RDBMS were mostly row-oriented, given their OLTP orientation, but some adopted a column-orientation, the most visible being SybaselQ. In the past few years, it became obvious that analytical applications would be better served by a columnar orientation and products like Vertica emerged combined with a highly scalable MPP architecture. But today, there is an explosion of new databases of many types such as (a sampling, not comprehensive):
• Column: Accumulo, Cassandra, HBase
• Wide Table: MapR-DB, Google BigTable
• Document: MongoDB, Apache CouchDB, Couchbase
• Key Value: Dynamo, FoundationDB, MapR-DB
• Graph: Neo4J, InfiniteGraph and Virtuoso
Keep in mind that none of these database system are “general purpose,” most require programming interfaces and lack the kind of management and administrative features that IT departments demand.

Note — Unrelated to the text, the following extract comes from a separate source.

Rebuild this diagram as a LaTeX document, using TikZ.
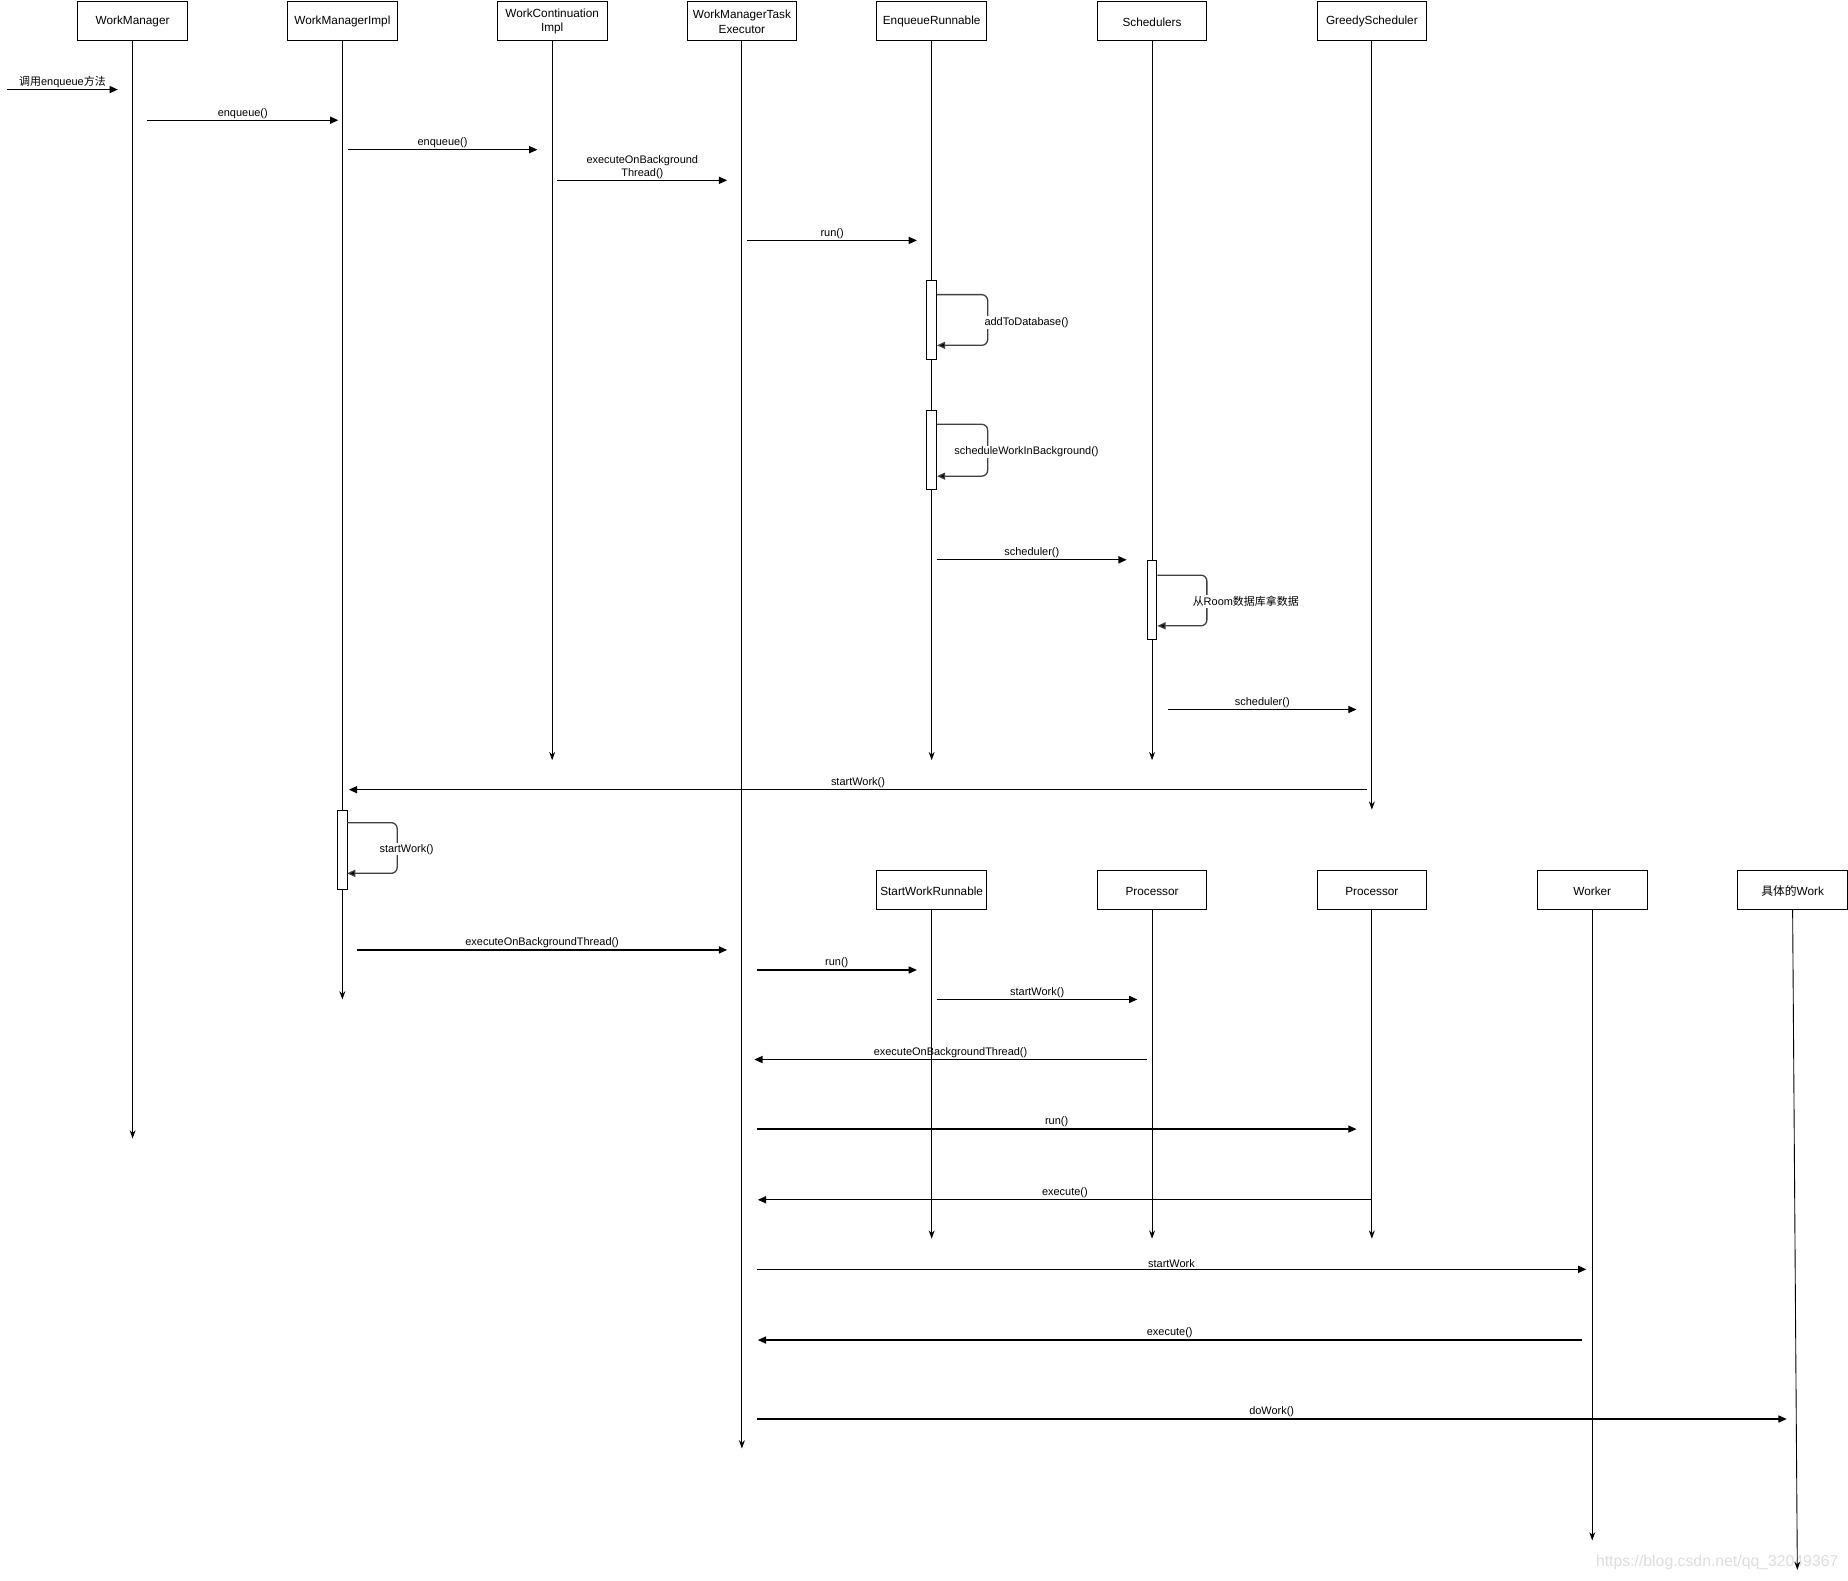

The explosion in database technology was inevitable as the effects of Moore’s Law caused a discontinuous jump in the flow and processing of information. Technology, however, is always a step ahead of business. The implementation of enterprise applications, information management and processing platforms is a carefully woven fabric that does not bear rapid disruption (unless, of course, that is the enterprise’s strategy). “Big data” can provide enormous benefits to organizations, but not all of them. Many will find it preferable to rely on third parties to prepare and even interpret big data for them. For those that see a clear requirement, it is wise to consider the whole playing field and how the insights gained will find purchase and value. As Peter Drucker said, “Information is data that has meaning and purpose.”